②外国人が所持する在留資格が、企業様が雇用しようとしている業務内容と同一でないと思われる場合

・在留期日まで4ヶ月以上ある場合:

在留資格変更申請を行うことになります。許可が出れば雇用するということになります。

 

・在留期日まで4ヶ月未満の場合:

在留資格変更申請を行うことになり、許可が出れば雇用するということになりますが、もし許可が出なかった場合には雇用できない上、その外国人もビザが切れてしまい、最悪帰国しなければならないリスクがあります。後で話が違うなどというトラブルを避けるため、その旨を外国人に伝え書面での了承をもらう方が安全です。

 

◎カードナンバー

在留カード表面右上に記載されているナンバーです。法務省入国管理局在留カード等番号失効情報照会(https://lapse-immi.moj.go.jp/ZEC/appl/e0/ZEC2/pages/FZECST011.aspx)というサイトで、その在留カードが失効していないかどうかを調べることが可能です。
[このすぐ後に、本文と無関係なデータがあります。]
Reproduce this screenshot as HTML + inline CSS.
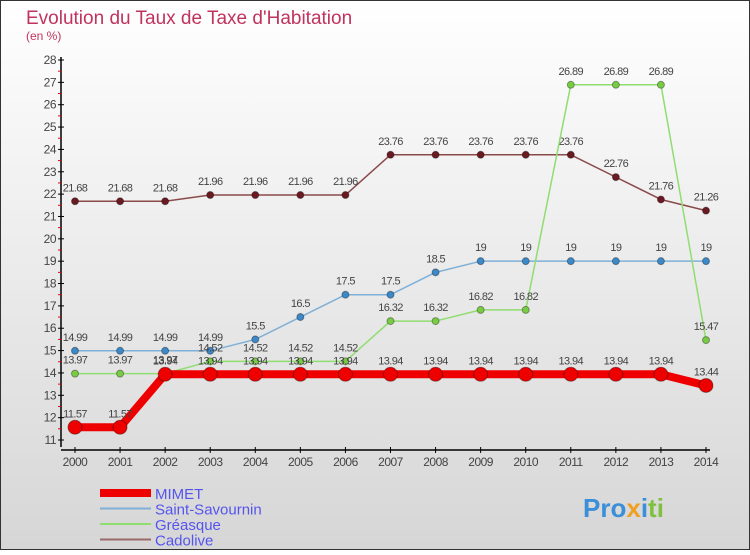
<!DOCTYPE html>
<html><head><meta charset="utf-8"><style>
html,body{margin:0;padding:0}
body{width:750px;height:550px;overflow:hidden;font-family:"Liberation Sans",sans-serif}
</style></head><body>
<svg width="750" height="550" xmlns="http://www.w3.org/2000/svg">
<defs><linearGradient id="bg" x1="0" y1="0" x2="0" y2="1"><stop offset="0" stop-color="#ffffff"/><stop offset="1" stop-color="#d6d6d6"/></linearGradient></defs>
<rect x="0.5" y="0.5" width="749" height="549" fill="url(#bg)" stroke="#333"/>
<text x="26" y="24" font-size="19" fill="#c0335f">Evolution du Taux de Taxe d'Habitation</text>
<text x="26" y="40" font-size="12" fill="#c0335f">(en %)</text>
<g id="axes"></g>
<g id="series"></g>
<g id="legend"></g>
<text x="583" y="517" font-size="26" font-weight="bold" fill="#3a8fd8">Pro<tspan fill="#f0a020">x</tspan><tspan fill="#3a8fd8">i</tspan><tspan fill="#80c040">ti</tspan></text>
</svg>
<script>
const years=[2000,2001,2002,2003,2004,2005,2006,2007,2008,2009,2010,2011,2012,2013,2014];
const mimet=[11.57,11.57,13.94,13.94,13.94,13.94,13.94,13.94,13.94,13.94,13.94,13.94,13.94,13.94,13.44];
const saint=[14.99,14.99,14.99,14.99,15.5,16.5,17.5,17.5,18.5,19,19,19,19,19,19];
const greasque=[13.97,13.97,13.97,14.52,14.52,14.52,14.52,16.32,16.32,16.82,16.82,26.89,26.89,26.89,15.47];
const cadolive=[21.68,21.68,21.68,21.96,21.96,21.96,21.96,23.76,23.76,23.76,23.76,23.76,22.76,21.76,21.26];
const yTicks=[11,12,13,14,15,16,17,18,19,20,21,22,23,24,25,26,27,28];
const NS="http://www.w3.org/2000/svg";
const X=i=>75+i*(706-75)/14;
const Y=v=>440-(v-11)*(380/17);
function mk(tag,attrs,parent,txt){const e=document.createElementNS(NS,tag);for(const k in attrs)e.setAttribute(k,attrs[k]);if(txt!==undefined)e.textContent=txt;parent.appendChild(e);return e;}
const ax=document.getElementById('axes');
let l=mk('line',{x1:61,y1:57,x2:61,y2:447,stroke:'#000','stroke-width':1.5},ax);


l=mk('line',{x1:61,y1:450,x2:710,y2:450,stroke:'#000','stroke-width':1.5},ax);


yTicks.forEach(v=>{
  mk('line',{x1:58,x2:64,y1:Y(v),y2:Y(v),stroke:'#000'},ax);
  if(v<28)mk('line',{x1:58,x2:61,y1:Y(v+0.5),y2:Y(v+0.5),stroke:'#e00'},ax);
  const t=mk('text',{x:56,y:Y(v)+4,'font-size':12,'text-anchor':'end',fill:'#444','letter-spacing':'-0.5'},ax,v);
  
  
});
years.forEach((yr,i)=>{
  mk('line',{x1:X(i),x2:X(i),y1:447,y2:453,stroke:'#000'},ax);
  const t=mk('text',{x:X(i),y:466,'font-size':12,'text-anchor':'middle',fill:'#444','letter-spacing':'-0.5'},ax,yr);
  
  
});
const sg=document.getElementById('series');
function draw(data,color,dot,width,r,name){
  const g=mk('g',{},sg);
  
  
  const p=mk('polyline',{points:data.map((v,i)=>X(i)+','+Y(v)).join(' '),fill:'none',stroke:color,'stroke-width':width,'stroke-linejoin':'round'},g);
  
  
  data.forEach((v,i)=>{
    const c=mk('circle',{cx:X(i),cy:Y(v),r:r,fill:dot,stroke:'rgba(0,0,0,0.35)','stroke-width':1},g);
    
    
    const t=mk('text',{x:X(i),y:Y(v)-10,'font-size':11,'text-anchor':'middle',fill:'#444','letter-spacing':'-0.6'},g,v);
    
    
  });
}
draw(cadolive,'#8b4a4a','#6b1a22',1.5,3.5,'cadolive');
draw(saint,'#7fb0d8','#3d88c8',1.5,3.5,'saint-savournin');
draw(greasque,'#90dd70','#78cc44',1.5,3.5,'greasque');
draw(mimet,'#ee0000','#ee0000',8,7,'mimet');
const lg=document.getElementById('legend');
const leg=[['MIMET','#ee0000',8],['Saint-Savournin','#7fb0d8',2],['Gréasque','#90dd70',2],['Cadolive','#9a6a6a',2]];
leg.forEach((e,i)=>{
  const y=493+i*15.5;
  const g=mk('g',{},lg);
  
  
  mk('line',{x1:100,x2:151,y1:y,y2:y,stroke:e[1],'stroke-width':e[2]},g);
  mk('text',{x:155,y:y+6,'font-size':15,fill:'#5555ee'},g,e[0]);
});
</script>
</body></html>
有効なカードかどうかを調べられますから、カードが偽造されたものでないかを簡単に調べることが出来るということです。騙されて雇用した場合、企業様が罪に問われることはありませんが、自己防衛の為、ここまでされておいた方がよいでしょう。

 

 

⑵外国人の雇用又は退職を、企業が入国管理局に報告すること

外国人を雇用した際には、中長期在留者の受入れの開始に関する届出を、外国人が退職した際には、中長期在留者の受入れの終了に関する届出を14日以内にする必要があります。
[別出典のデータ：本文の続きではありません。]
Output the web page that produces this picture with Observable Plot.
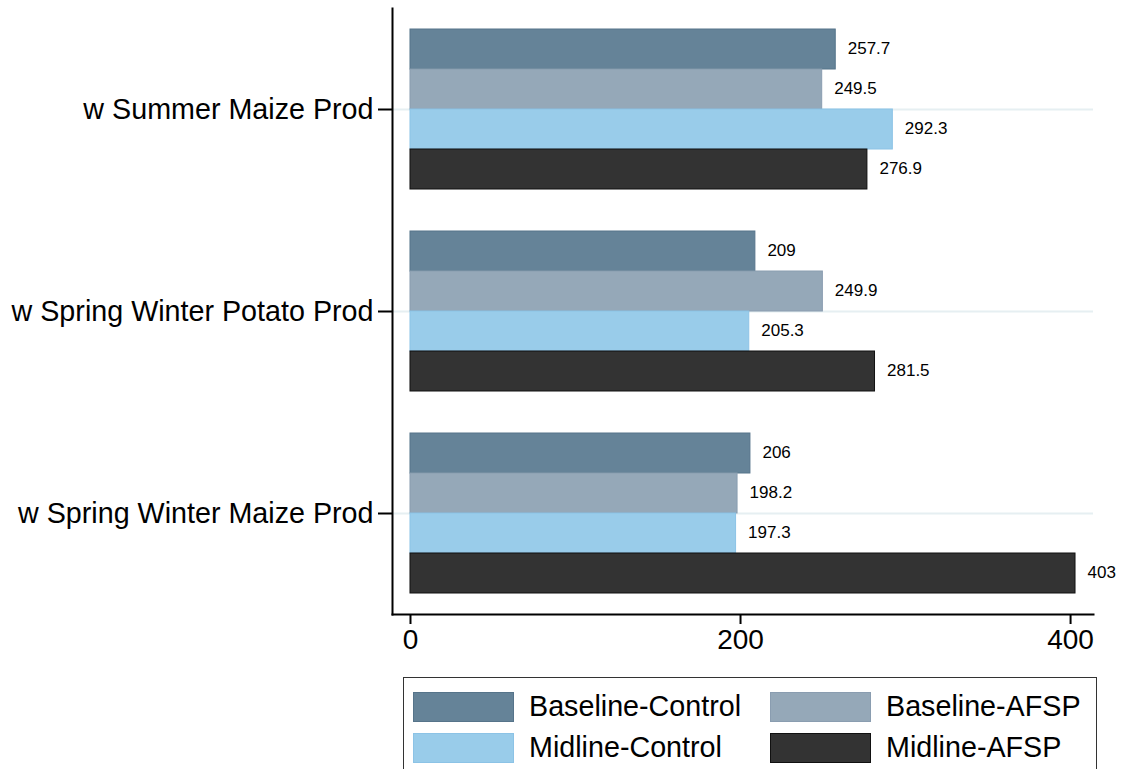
<!DOCTYPE html>
<html>
<head>
<meta charset="utf-8">
<script src="https://cdn.jsdelivr.net/npm/d3@7"></script>
<script src="https://cdn.jsdelivr.net/npm/@observablehq/plot@0.6"></script>
<style>
  html, body { margin: 0; padding: 0; background: #fff; overflow: hidden; }
  #wrap { position: relative; width: 1122px; height: 769px; font-family: "Liberation Sans", Arial, sans-serif; }
  #legend { position: absolute; left: 403px; top: 677px; width: 694px; height: 110px; border: 1.5px solid #333; box-sizing: border-box; }
  .item { position: absolute; display: flex; align-items: center; font-size: 28.7px; color: #000; }
  .sw { width: 101px; height: 30px; box-sizing: border-box; border: 1px solid; margin-right: 15px; }
</style>
</head>
<body>
<div id="wrap"><div id="chart"></div><div id="legend"></div></div>
<script>
const categories = ["w Summer Maize Prod", "w Spring Winter Potato Prod", "w Spring Winter Maize Prod"];
const series = ["Baseline-Control", "Baseline-AFSP", "Midline-Control", "Midline-AFSP"];
const baselineControl = [257.7, 209, 206];
const baselineAFSP = [249.5, 249.9, 198.2];
const midlineControl = [292.3, 205.3, 197.3];
const midlineAFSP = [276.9, 281.5, 403];
const xTicks = [0, 200, 400];
const fills = ["#658398", "#95a8b8", "#99ccea", "#333333"];
const strokes = ["#56748a", "#8a9db0", "#8cc3e6", "#111111"];

const seriesValues = [baselineControl, baselineAFSP, midlineControl, midlineAFSP];
const data = [];
series.forEach((s, i) => categories.forEach((c, j) => data.push({series: s, category: c, value: seriesValues[i][j]})));

const font = "Liberation Sans, Arial, sans-serif";

const marks = [
  Plot.gridFy({stroke: "#e6eff2", strokeOpacity: 1, strokeWidth: 2}),
  ...series.map((s, i) => Plot.barX(data.filter(d => d.series === s), {
    x1: 0, x2: "value", y: "series", fy: "category",
    fill: fills[i], stroke: strokes[i], strokeWidth: 1
  })),
  Plot.text(data, {x: "value", y: "series", fy: "category", text: d => String(d.value),
    dx: 12, dy: -1, textAnchor: "start", fontSize: 17, fill: "#000"}),
  Plot.axisFy({anchor: "left", tickSize: 14, tickPadding: 5, fontSize: 28.7, label: null, stroke: "#000", strokeWidth: 2, fill: "#000"}),
  Plot.axisX({ticks: xTicks, tickSize: 10, tickPadding: 5, fontSize: 28, label: null, stroke: "#000", strokeWidth: 2, fill: "#000"}),
  Plot.frame({anchor: "left", facet: "super", stroke: "#000", strokeWidth: 2}),
  Plot.frame({anchor: "bottom", facet: "super", stroke: "#000", strokeWidth: 2})
];

const chart = Plot.plot({
  width: 1122,
  height: 668,
  marginLeft: 392,
  marginRight: 29,
  marginTop: 8,
  marginBottom: 54,
  style: {fontFamily: font, background: "#fff", overflow: "visible"},
  x: {domain: [-10.9, 413.9]},
  y: {domain: series, paddingInner: 0, paddingOuter: 0.494, axis: null},
  fy: {domain: categories, padding: 0, axis: null},
  marks
});
document.getElementById("chart").appendChild(chart);

const legend = document.getElementById("legend");
const pos = [[9, 12], [366, 12], [9, 53], [366, 53]];
series.forEach((s, i) => {
  const item = document.createElement("div");
  item.className = "item";
  item.style.left = pos[i][0] + "px";
  item.style.top = pos[i][1] + "px";
  const sw = document.createElement("div");
  sw.className = "sw";
  sw.style.background = fills[i];
  sw.style.borderColor = strokes[i];
  const t = document.createElement("span");
  t.textContent = s;
  item.appendChild(sw);
  item.appendChild(t);
  legend.appendChild(item);
});
</script>
</body>
</html>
あくまで努力規定ですが、履行していない場合、入国管理局の心証として真面目な企業として認識されないとマイナス点があります。在留許可は入国管理局(法務大臣)の裁量権が広範なものですので、その判断を行う行政庁の心証が良いか悪いかは今後の外国人採用時の在留許可に影響しますので、努力既定もしっかり履行した方が今後の企業様の為によいと思われます。